Mesela çocuklar için masal okuma saatleri düzenliyoruz. Aramızda çocuk edebiyatına hâkim, pedagoji bilen eğitimciler var. Satranç kursları, yetişkinlere dönük okumalar da olsun istiyoruz. Doğa ve yürüyüş kulübümüz var ve her hafta yürüyüş yapıyoruz. Yaza doğru bahçede film gösterimleri yapıp üzerine sohbetler düzenlemek de planlarımız arasında.
Son dönemde Türkiye'nin farklı yerlerinde kültürel anlamda alternatif birtakım oluşumlar, mekânlar, yeni nefes alma modelleri oluşuyor. Yasakların, baskıların arttığı dönemlerde bu tür mekânların önemi de artıyor...
Cumhurbaşkanı da söylemişti; “Kültürel anlamda kazanamadık” demişti referandumdan sonra. Bu anlamda bizlerin kültürel alanda çok daha fazla iş yapması gerekiyor.

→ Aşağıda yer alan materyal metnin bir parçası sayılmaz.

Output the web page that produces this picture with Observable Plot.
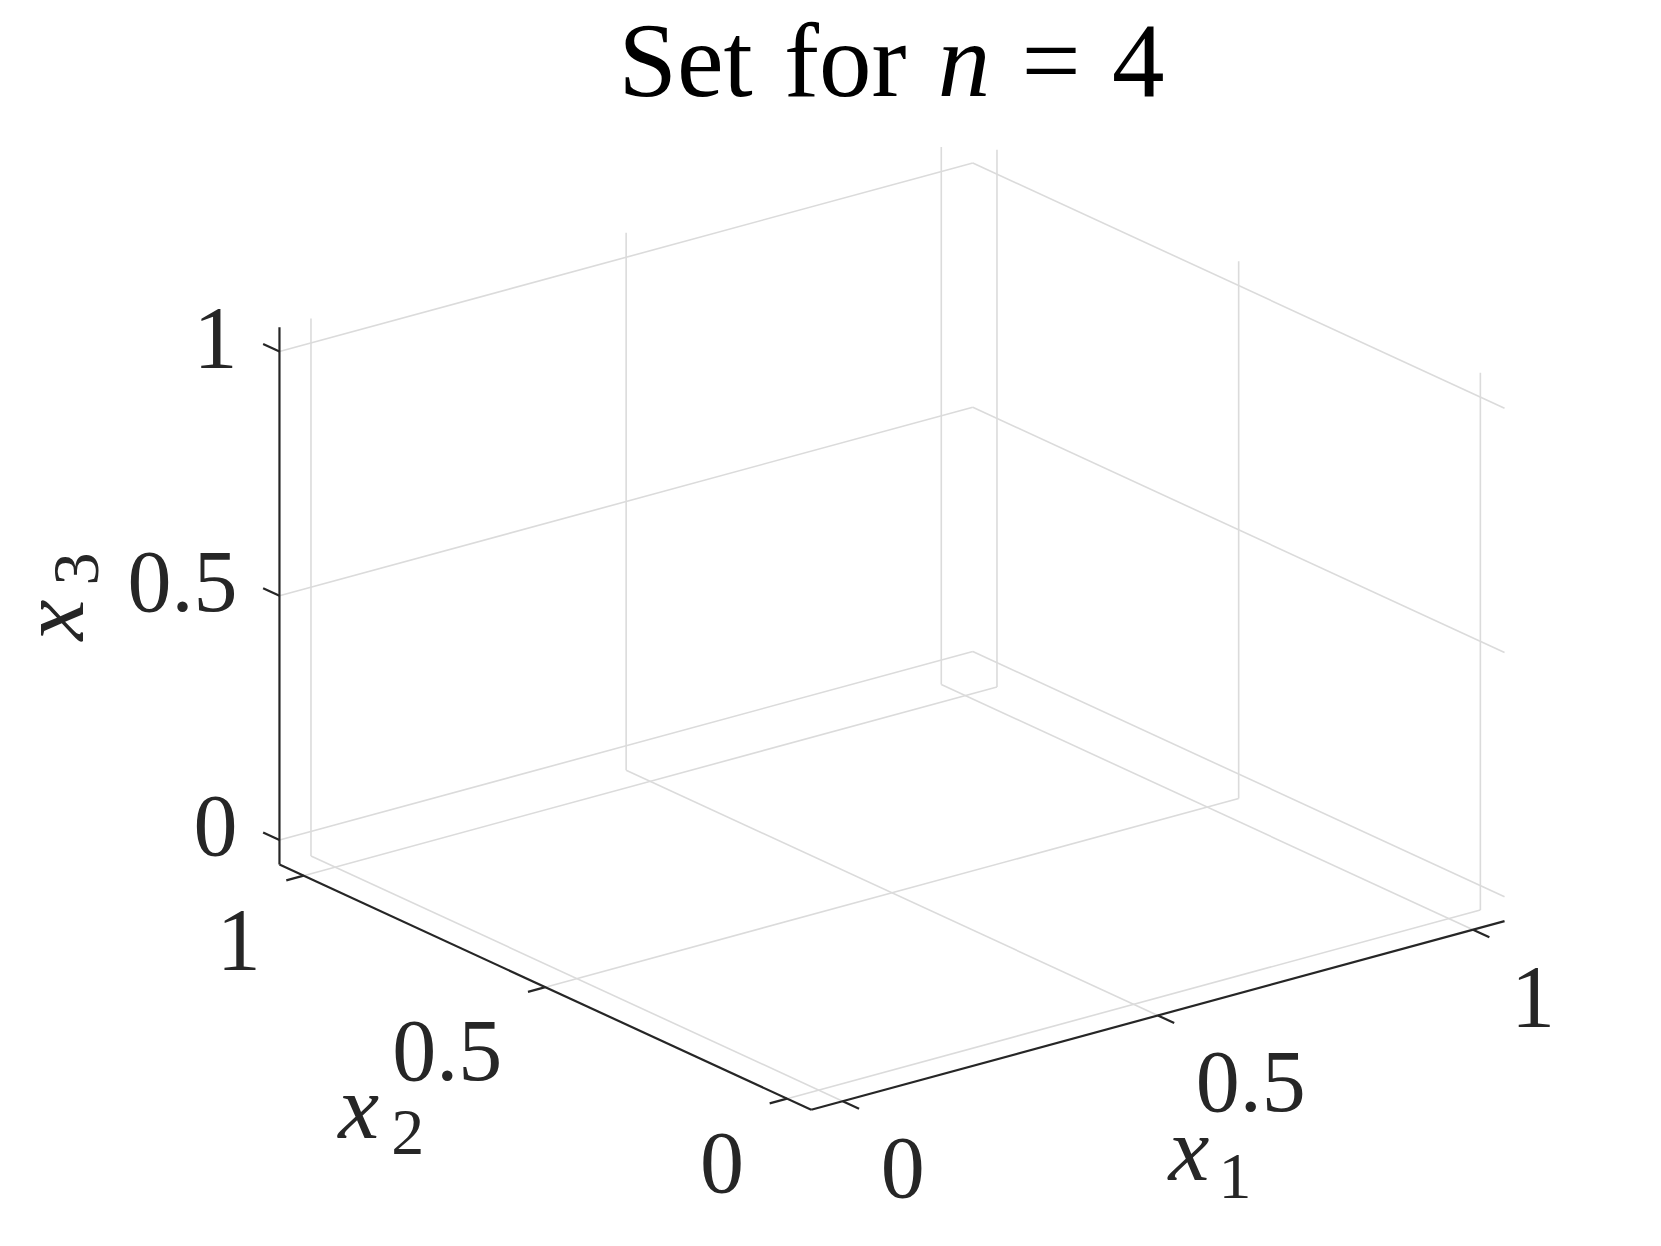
<!DOCTYPE html>
<html>
<head>
<meta charset="utf-8">
<script src="https://cdn.jsdelivr.net/npm/d3@7"></script>
<script src="https://cdn.jsdelivr.net/npm/@observablehq/plot@0.6"></script>
<style>
  body { margin: 0; background: #fff; }
  #title {
    height: 130px; box-sizing: border-box; padding-top: 0; padding-left: 122px;
    text-align: center; font-family: "Liberation Serif", serif; font-size: 105px;
    line-height: normal; color: #000; white-space: pre; word-spacing: 5px;
  }
  #chart svg { display: block; }
</style>
</head>
<body>
<div id="title">Set for <i>n</i> = 4</div>
<div id="chart"></div>
<script>
// ---- data ----
const x1Ticks = [0, 0.5, 1];
const x2Ticks = [0, 0.5, 1];
const x3Ticks = [0, 0.5, 1];
const x1TickLabels = ["0", "0.5", "1"];
const x2TickLabels = ["0", "0.5", "1"];
const x3TickLabels = ["0", "0.5", "1"];
const x1Limits = [-0.05, 1.05];
const x2Limits = [-0.05, 1.05];
const x3Limits = [-0.05, 1.05];
const axisSymbols = ["x", "x", "x"];
const axisSubscripts = ["1", "2", "3"];

// ---- view (affine 3D -> page projection, stretched MATLAB default view) ----
const view = {origin: [818.05, 1065.15], e1: [630.3, -171.5], e2: [-483.4, -223.0], e3: [0, -488.5]};
const titleHeight = 130, W = 1661, H = 1246 - titleHeight;
function proj(p) {
  return [
    view.origin[0] + p[0] * view.e1[0] + p[1] * view.e2[0] + p[2] * view.e3[0],
    view.origin[1] + p[0] * view.e1[1] + p[1] * view.e2[1] + p[2] * view.e3[1]
  ];
}
function unit(v) { const l = Math.hypot(v[0], v[1]); return [v[0] / l, v[1] / l]; }
function seg(p, q) { const P = proj(p), Q = proj(q); return {x1: P[0], y1: P[1], x2: Q[0], y2: Q[1]}; }

const [a0, a1] = x1Limits, [b0, b1] = x2Limits, [c0, c1] = x3Limits;

const grid = [
  ...x1Ticks.map(t => seg([t, b1, c0], [t, b1, c1])),
  ...x3Ticks.map(t => seg([a0, b1, t], [a1, b1, t])),
  ...x2Ticks.map(t => seg([a1, t, c0], [a1, t, c1])),
  ...x3Ticks.map(t => seg([a1, b0, t], [a1, b1, t])),
  ...x1Ticks.map(t => seg([t, b0, c0], [t, b1, c0])),
  ...x2Ticks.map(t => seg([a0, t, c0], [a1, t, c0]))
];
const axesLines = [
  seg([a0, b0, c0], [a1, b0, c0]),
  seg([a0, b0, c0], [a0, b1, c0]),
  seg([a0, b1, c0], [a0, b1, c1])
];

const tickLen = 18;
const u1 = unit(view.e1), u2 = unit(view.e2);
function tickSeg(p, dir) { const P = proj(p); return {x1: P[0], y1: P[1], x2: P[0] + dir[0] * tickLen, y2: P[1] + dir[1] * tickLen}; }
const ticks = [
  ...x1Ticks.map(t => tickSeg([t, b0, c0], [-u2[0], -u2[1]])),
  ...x2Ticks.map(t => tickSeg([a0, t, c0], [-u1[0], -u1[1]])),
  ...x3Ticks.map(t => tickSeg([a0, b1, t], u2))
];

const lab1 = x1Ticks.map((t, i) => { const P = proj([t, b0, c0]); return {x: P[0] + 38, y: P[1] + 96, text: x1TickLabels[i]}; });
const lab2 = x2Ticks.map((t, i) => { const P = proj([a0, t, c0]); return {x: P[0] - 43, y: P[1] + 93, text: x2TickLabels[i]}; });
const lab3 = x3Ticks.map((t, i) => { const P = proj([a0, b1, t]); return {x: P[0] - 42, y: P[1] + 15, text: x3TickLabels[i]}; });

const m1 = proj([(a0 + a1) / 2, b0, c0]);
const m2 = proj([a0, (b0 + b1) / 2, c0]);
const m3 = proj([a0, b1, (c0 + c1) / 2]);
const name1 = {x: m1[0] + 10.6, y: m1[1] + 165};
const name2 = {x: m2[0] - 207, y: m2[1] + 151};
const name3 = {x: m3[0] - 196, y: m3[1] + 44.6};
const horizNames = [
  {x: name1.x, y: name1.y, text: axisSymbols[0]},
  {x: name2.x, y: name2.y, text: axisSymbols[1]}
];
const horizSubs = [
  {x: name1.x + 50, y: name1.y + 18, text: axisSubscripts[0]},
  {x: name2.x + 53, y: name2.y + 16, text: axisSubscripts[1]}
];

const font = "Liberation Serif";
const ink = "#262626";

const chart = Plot.plot({
  width: W,
  height: H,
  margin: 0,
  x: {domain: [0, W], range: [0, W]},
  y: {domain: [titleHeight, titleHeight + H], range: [0, H]},
  axis: null,
  style: {background: "#fff"},
  marks: [
    Plot.link(grid, {x1: "x1", y1: "y1", x2: "x2", y2: "y2", stroke: "#dbdbdb", strokeWidth: 1.6}),
    Plot.link(axesLines, {x1: "x1", y1: "y1", x2: "x2", y2: "y2", stroke: ink, strokeWidth: 2.2}),
    Plot.link(ticks, {x1: "x1", y1: "y1", x2: "x2", y2: "y2", stroke: ink, strokeWidth: 2.2}),
    Plot.text(lab1, {x: "x", y: "y", text: "text", textAnchor: "start", lineAnchor: "bottom", fontSize: 88, fontFamily: font, fill: ink}),
    Plot.text(lab2, {x: "x", y: "y", text: "text", textAnchor: "end", lineAnchor: "bottom", fontSize: 88, fontFamily: font, fill: ink}),
    Plot.text(lab3, {x: "x", y: "y", text: "text", textAnchor: "end", lineAnchor: "bottom", fontSize: 88, fontFamily: font, fill: ink}),
    Plot.text(horizNames, {x: "x", y: "y", text: "text", textAnchor: "start", lineAnchor: "bottom", fontSize: 92, fontStyle: "italic", fontFamily: font, fill: ink}),
    Plot.text(horizSubs, {x: "x", y: "y", text: "text", textAnchor: "start", lineAnchor: "bottom", fontSize: 66, fontFamily: font, fill: ink}),
    Plot.text([{x: name3.x, y: name3.y, text: axisSymbols[2]}], {x: "x", y: "y", text: "text", rotate: -90, textAnchor: "start", lineAnchor: "bottom", fontSize: 92, fontStyle: "italic", fontFamily: font, fill: ink}),
    Plot.text([{x: name3.x + 15, y: name3.y - 55, text: axisSubscripts[2]}], {x: "x", y: "y", text: "text", rotate: -90, textAnchor: "start", lineAnchor: "bottom", fontSize: 66, fontFamily: font, fill: ink})
  ]
});
document.getElementById("chart").appendChild(chart);
</script>
</body>
</html>
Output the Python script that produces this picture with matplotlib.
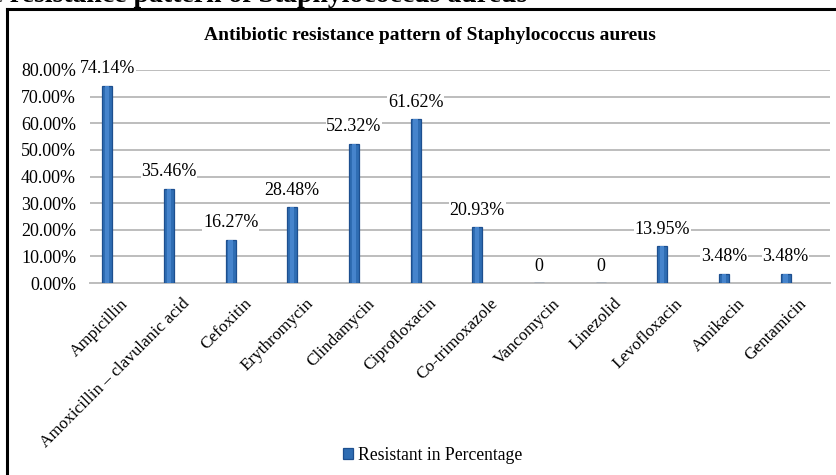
import matplotlib
matplotlib.use("Agg")
import matplotlib.pyplot as plt
from matplotlib.lines import Line2D
from matplotlib.ticker import FuncFormatter
import matplotlib.transforms as mtransforms

categories = ["Ampicillin", "Amoxicillin \u2013 clavulanic acid", "Cefoxitin", "Erythromycin",
              "Clindamycin", "Ciprofloxacin", "Co-trimoxazole", "Vancomycin", "Linezolid",
              "Levofloxacin", "Amikacin", "Gentamicin"]
resistant = [74.14, 35.46, 16.27, 28.48, 52.32, 61.62, 20.93, 0, 0, 13.95, 3.48, 3.48]
yticks = [0, 10, 20, 30, 40, 50, 60, 70, 80]
title = "Antibiotic resistance pattern of Staphylococcus aureus"
series_name = "Resistant in Percentage"

plt.rcParams['font.family'] = ['Liberation Serif', 'DejaVu Serif']

W, H = 837, 475
fig = plt.figure(figsize=(W / 100, H / 100), dpi=100)
fig.patch.set_facecolor('white')

# partially cut-off caption at the very top
fig.text(527 / W, 1 - 2 / H, title, ha='right', va='baseline', fontsize=20,
         fontweight='bold', color='black')

# frame
fig.add_artist(Line2D([7 / W, 7 / W], [0, 1 - 9 / H], color='black', lw=2.2, transform=fig.transFigure))
fig.add_artist(Line2D([7 / W, 1], [1 - 9 / H, 1 - 9 / H], color='black', lw=2.2, transform=fig.transFigure))

left, right, top, bottom = 90, 830, 70, 283
ax = fig.add_axes([left / W, 1 - bottom / H, (right - left) / W, (bottom - top) / H])
ax.set_facecolor('none')

x = list(range(len(categories)))
bars = ax.bar(x, resistant, width=0.165, color='#2F6DB3', edgecolor='#1D4F8F', linewidth=0.9,
              zorder=3, label=series_name)
# lighter centre to mimic the gradient fill
ax.bar(x, resistant, width=0.07, color='#4684CC', linewidth=0, zorder=3.5)

ax.set_ylim(0, 80)
ax.set_xlim(-0.28, 11.72)
ax.set_yticks(yticks)
ax.yaxis.set_major_formatter(FuncFormatter(lambda v, p: f"{v:.2f}%"))
ax.grid(axis='y', color='#BDBDBD', linewidth=1.4, zorder=0)
ax.set_axisbelow(True)
for s in ['top', 'right', 'left']:
    ax.spines[s].set_visible(False)
ax.spines['bottom'].set_color('#BDBDBD')
ax.spines['bottom'].set_linewidth(1.4)
ax.tick_params(axis='y', length=0, pad=10, labelsize=13)
ax.tick_params(axis='x', length=0, pad=4, labelsize=12.3)

ax.set_xticks(x)
ax.set_xticklabels(categories, rotation=45, ha='right', rotation_mode='anchor')
offset = mtransforms.ScaledTranslation(13 / 100, -7 / 100, fig.dpi_scale_trans)
for lab in ax.get_xticklabels():
    lab.set_transform(lab.get_transform() + offset)

for xi, v in zip(x, resistant):
    txt = "0" if v == 0 else f"{v:.2f}%"
    ax.annotate(txt, (xi, v), xytext=(0, 6), textcoords='offset points', ha='center',
                va='bottom', fontsize=13, color='black', zorder=4,
                bbox=dict(facecolor='white', edgecolor='none', pad=0.5))

fig.text(430 / W, 1 - 35 / H, title, ha='center', va='center', fontsize=14, fontweight='bold')

leg = fig.legend(handles=[bars], labels=[series_name], loc='center', bbox_to_anchor=(433 / W, 1 - 455 / H),
                 frameon=False, fontsize=12.7, handlelength=0.55, handleheight=0.55, handletextpad=0.3)

fig.savefig("out.png", dpi=100, facecolor='white')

Türkiye’de sağ gelenek uzun yıllardır iktidarda ve bizler buna karşı hayata değen toplumsal işler yapmak konusunda çok başarılı olamadık. Bu kuşatmanın, baskının karşısına farklı şeyler koymamız gerekiyor.
Sadece iktidarın eğitim politikalarını eleştiren, teşhir eden bir tepkisellik değil, aynı zamanda nasıl bir hayat, nasıl bir eğitim sistemi istediğimizi ortaya koyan somut girişimlerde bulunmak gerekiyor. Klasikleri okuyan, satranç oynayan çocuklar istiyoruz. Çağdaş düşünen, evrim teorisini bilen gençler istiyoruz. Bu manâda yapılan her türlü iş kıymetlidir. Bu anlamda Mersin'deki Kültürhane de Rize Pazar’da açılan kültür evi de çok kıymetli. Yarını kazanmanın derdindeysek, gençlere dönük kültürel faaliyetlerimizi arttırmak gerekiyor. Patika Kitabevi de bu anlamda fayda sağlamaya çalışıyor.